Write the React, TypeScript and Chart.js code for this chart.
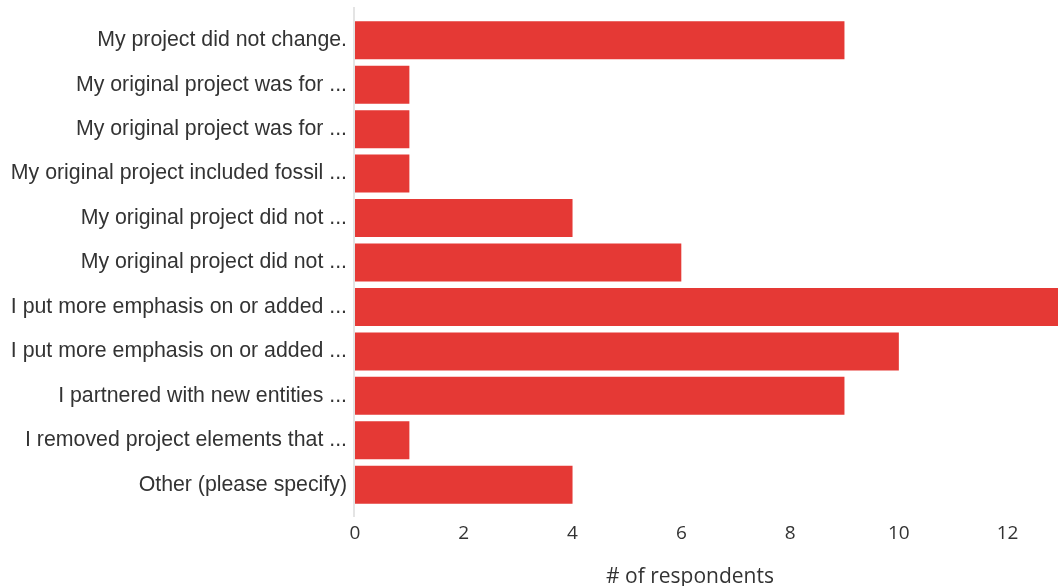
import React, { useEffect, useRef } from "react";
import { Chart, registerables } from "chart.js";

Chart.register(...registerables);

const categories = [
  "My project did not change.",
  "My original project was for ...",
  "My original project was for ...",
  "My original project included fossil ...",
  "My original project did not ...",
  "My original project did not ...",
  "I put more emphasis on or added ...",
  "I put more emphasis on or added ...",
  "I partnered with new entities ...",
  "I removed project elements that ...",
  "Other (please specify)",
];
const respondents = [9, 1, 1, 1, 4, 6, 13, 10, 9, 1, 4];
const xTickValues = [0, 2, 4, 6, 8, 10, 12];
const xTitle = "# of respondents";
const xMax = 13;

const axisLinePlugin = {
  id: "axisLine",
  afterDatasetsDraw(chart: any) {
    const { ctx, chartArea, scales } = chart;
    const x = Math.round(scales.x.getPixelForValue(0)) - 1;
    ctx.save();
    ctx.fillStyle = "#e4e4e4";
    ctx.fillRect(x - 1, chartArea.top - 11, 2, chartArea.bottom - chartArea.top + 21);
    ctx.restore();
  },
  afterDraw(chart: any) {
    const { ctx, chartArea } = chart;
    ctx.save();
    ctx.font = "21px 'Open Sans'";
    ctx.fillStyle = "#333333";
    ctx.textAlign = "center";
    ctx.textBaseline = "middle";
    ctx.fillText(xTitle, chartArea.left + 335, 577);
    ctx.restore();
  },
};

export default function App() {
  const ref = useRef<HTMLCanvasElement | null>(null);
  useEffect(() => {
    if (!ref.current) return;
    const chart = new Chart(ref.current, {
      type: "bar",
      data: {
        labels: categories,
        datasets: [
          {
            data: respondents,
            backgroundColor: "#e53935",
            borderWidth: 0,
            categoryPercentage: 1,
            barPercentage: 0.855,
          },
        ],
      },
      options: {
        indexAxis: "y",
        responsive: false,
        animation: false,
        layout: { padding: { top: 18, right: 0, left: 0, bottom: 0 } },
        plugins: { legend: { display: false }, tooltip: { enabled: false } },
        scales: {
          x: {
            min: 0,
            max: xMax,
            afterBuildTicks(scale: any) {
              scale.ticks = xTickValues.map((v) => ({ value: v }));
            },
            ticks: {
              color: "#333333",
              font: { family: "'Open Sans'", size: 19 },
              padding: 15,
            },
            grid: { display: false, drawTicks: false },
            border: { display: false },
            afterFit(scale: any) {
              scale.height = 79;
              scale.paddingRight = 0;
              scale.paddingLeft = 0;
            },
          },
          y: {
            ticks: {
              color: "#333333",
              font: { family: "'Liberation Sans'", size: 21.3 },
              padding: 8,
              autoSkip: false,
            },
            grid: { display: false, drawTicks: false },
            border: { display: false },
            afterFit(scale: any) {
              scale.width = 355;
              scale.paddingTop = 0;
              scale.paddingBottom = 0;
            },
          },
        },
      },
      plugins: [axisLinePlugin],
    });
    return () => chart.destroy();
  }, []);
  return (
    <div
      style={{
        position: "fixed",
        left: 0,
        top: 0,
        width: 1058,
        height: 586,
        overflow: "hidden",
        background: "#ffffff",
      }}
    >
      <canvas ref={ref} width={1062} height={586} style={{ width: 1062, height: 586 }} />
    </div>
  );
}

● ● ●

PROBLEM STATEMENT
Repeat the listing above up to and including the line with "Chart.register(...registerables);", starting from its first line. Drop any pictures.

EXERCISE OUTPUT
Write the React, TypeScript and Chart.js code for this chart.
import React, { useEffect, useRef } from "react";
import { Chart, registerables } from "chart.js";

Chart.register(...registerables);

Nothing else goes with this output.